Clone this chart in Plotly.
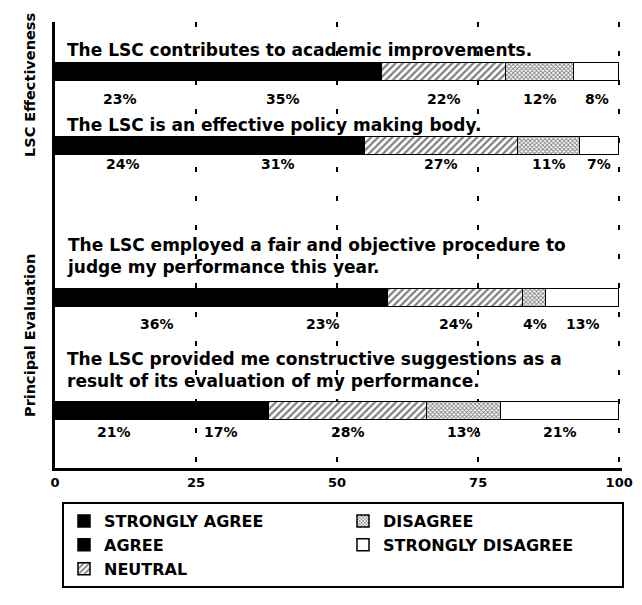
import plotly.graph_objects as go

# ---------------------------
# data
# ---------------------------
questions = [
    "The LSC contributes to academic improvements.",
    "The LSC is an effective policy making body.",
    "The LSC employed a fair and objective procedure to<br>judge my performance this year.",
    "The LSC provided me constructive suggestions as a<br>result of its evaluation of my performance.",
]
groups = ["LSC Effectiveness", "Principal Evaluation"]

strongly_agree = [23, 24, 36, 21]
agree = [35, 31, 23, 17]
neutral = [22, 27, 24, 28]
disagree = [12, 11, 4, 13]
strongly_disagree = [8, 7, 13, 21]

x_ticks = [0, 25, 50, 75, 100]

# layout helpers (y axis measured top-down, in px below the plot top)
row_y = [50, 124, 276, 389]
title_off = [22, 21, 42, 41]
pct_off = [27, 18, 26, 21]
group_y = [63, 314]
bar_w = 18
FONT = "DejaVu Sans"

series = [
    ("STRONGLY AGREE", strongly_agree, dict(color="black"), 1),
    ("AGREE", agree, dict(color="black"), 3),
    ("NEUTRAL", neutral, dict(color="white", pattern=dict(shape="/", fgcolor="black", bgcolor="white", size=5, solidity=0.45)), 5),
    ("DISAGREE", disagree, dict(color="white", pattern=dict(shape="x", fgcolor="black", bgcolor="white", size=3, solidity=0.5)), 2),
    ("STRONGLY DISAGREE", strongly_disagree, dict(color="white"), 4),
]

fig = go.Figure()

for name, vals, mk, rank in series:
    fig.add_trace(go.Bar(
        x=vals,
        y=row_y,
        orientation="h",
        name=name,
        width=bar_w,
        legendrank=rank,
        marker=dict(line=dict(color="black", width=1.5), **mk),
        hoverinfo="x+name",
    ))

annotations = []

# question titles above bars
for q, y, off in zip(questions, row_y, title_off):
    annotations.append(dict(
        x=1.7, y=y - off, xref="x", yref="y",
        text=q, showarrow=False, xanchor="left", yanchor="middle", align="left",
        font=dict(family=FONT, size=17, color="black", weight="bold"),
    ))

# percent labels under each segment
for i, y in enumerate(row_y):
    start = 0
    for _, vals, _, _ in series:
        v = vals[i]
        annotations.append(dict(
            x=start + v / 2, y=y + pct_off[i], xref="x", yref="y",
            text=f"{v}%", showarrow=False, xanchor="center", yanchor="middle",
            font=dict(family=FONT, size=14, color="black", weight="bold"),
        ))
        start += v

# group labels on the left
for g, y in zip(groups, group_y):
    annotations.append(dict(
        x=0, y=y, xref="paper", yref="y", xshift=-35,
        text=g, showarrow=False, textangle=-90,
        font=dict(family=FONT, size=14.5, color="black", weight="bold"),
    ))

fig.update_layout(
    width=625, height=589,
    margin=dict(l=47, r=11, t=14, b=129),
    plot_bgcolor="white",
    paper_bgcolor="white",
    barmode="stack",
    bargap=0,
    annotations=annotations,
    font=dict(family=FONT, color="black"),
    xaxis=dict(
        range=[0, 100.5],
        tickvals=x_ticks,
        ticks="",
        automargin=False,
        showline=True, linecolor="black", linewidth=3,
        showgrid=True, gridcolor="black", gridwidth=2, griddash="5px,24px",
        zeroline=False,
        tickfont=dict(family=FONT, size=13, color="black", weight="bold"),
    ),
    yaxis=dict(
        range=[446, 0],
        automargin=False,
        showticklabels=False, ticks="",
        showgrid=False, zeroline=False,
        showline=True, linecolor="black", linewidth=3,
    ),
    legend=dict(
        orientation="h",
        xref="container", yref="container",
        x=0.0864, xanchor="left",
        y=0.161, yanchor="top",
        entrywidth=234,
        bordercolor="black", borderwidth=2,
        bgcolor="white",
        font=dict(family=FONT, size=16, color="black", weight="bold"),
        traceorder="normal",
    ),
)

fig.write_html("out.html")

════════

_TASK OBJECTIVE_
Retype everything in the material word for word, minus pictures.

_COMPLETE RESPONSE_
Clone this chart in Plotly.
import plotly.graph_objects as go

# ---------------------------
# data
# ---------------------------
questions = [
    "The LSC contributes to academic improvements.",
    "The LSC is an effective policy making body.",
    "The LSC employed a fair and objective procedure to<br>judge my performance this year.",
    "The LSC provided me constructive suggestions as a<br>result of its evaluation of my performance.",
]
groups = ["LSC Effectiveness", "Principal Evaluation"]

strongly_agree = [23, 24, 36, 21]
agree = [35, 31, 23, 17]
neutral = [22, 27, 24, 28]
disagree = [12, 11, 4, 13]
strongly_disagree = [8, 7, 13, 21]

x_ticks = [0, 25, 50, 75, 100]

# layout helpers (y axis measured top-down, in px below the plot top)
row_y = [50, 124, 276, 389]
title_off = [22, 21, 42, 41]
pct_off = [27, 18, 26, 21]
group_y = [63, 314]
bar_w = 18
FONT = "DejaVu Sans"

series = [
    ("STRONGLY AGREE", strongly_agree, dict(color="black"), 1),
    ("AGREE", agree, dict(color="black"), 3),
    ("NEUTRAL", neutral, dict(color="white", pattern=dict(shape="/", fgcolor="black", bgcolor="white", size=5, solidity=0.45)), 5),
    ("DISAGREE", disagree, dict(color="white", pattern=dict(shape="x", fgcolor="black", bgcolor="white", size=3, solidity=0.5)), 2),
    ("STRONGLY DISAGREE", strongly_disagree, dict(color="white"), 4),
]

fig = go.Figure()

for name, vals, mk, rank in series:
    fig.add_trace(go.Bar(
        x=vals,
        y=row_y,
        orientation="h",
        name=name,
        width=bar_w,
        legendrank=rank,
        marker=dict(line=dict(color="black", width=1.5), **mk),
        hoverinfo="x+name",
    ))

annotations = []

# question titles above bars
for q, y, off in zip(questions, row_y, title_off):
    annotations.append(dict(
        x=1.7, y=y - off, xref="x", yref="y",
        text=q, showarrow=False, xanchor="left", yanchor="middle", align="left",
        font=dict(family=FONT, size=17, color="black", weight="bold"),
    ))

# percent labels under each segment
for i, y in enumerate(row_y):
    start = 0
    for _, vals, _, _ in series:
        v = vals[i]
        annotations.append(dict(
            x=start + v / 2, y=y + pct_off[i], xref="x", yref="y",
            text=f"{v}%", showarrow=False, xanchor="center", yanchor="middle",
            font=dict(family=FONT, size=14, color="black", weight="bold"),
        ))
        start += v

# group labels on the left
for g, y in zip(groups, group_y):
    annotations.append(dict(
        x=0, y=y, xref="paper", yref="y", xshift=-35,
        text=g, showarrow=False, textangle=-90,
        font=dict(family=FONT, size=14.5, color="black", weight="bold"),
    ))

fig.update_layout(
    width=625, height=589,
    margin=dict(l=47, r=11, t=14, b=129),
    plot_bgcolor="white",
    paper_bgcolor="white",
    barmode="stack",
    bargap=0,
    annotations=annotations,
    font=dict(family=FONT, color="black"),
    xaxis=dict(
        range=[0, 100.5],
        tickvals=x_ticks,
        ticks="",
        automargin=False,
        showline=True, linecolor="black", linewidth=3,
        showgrid=True, gridcolor="black", gridwidth=2, griddash="5px,24px",
        zeroline=False,
        tickfont=dict(family=FONT, size=13, color="black", weight="bold"),
    ),
    yaxis=dict(
        range=[446, 0],
        automargin=False,
        showticklabels=False, ticks="",
        showgrid=False, zeroline=False,
        showline=True, linecolor="black", linewidth=3,
    ),
    legend=dict(
        orientation="h",
        xref="container", yref="container",
        x=0.0864, xanchor="left",
        y=0.161, yanchor="top",
        entrywidth=234,
        bordercolor="black", borderwidth=2,
        bgcolor="white",
        font=dict(family=FONT, size=16, color="black", weight="bold"),
        traceorder="normal",
    ),
)

fig.write_html("out.html")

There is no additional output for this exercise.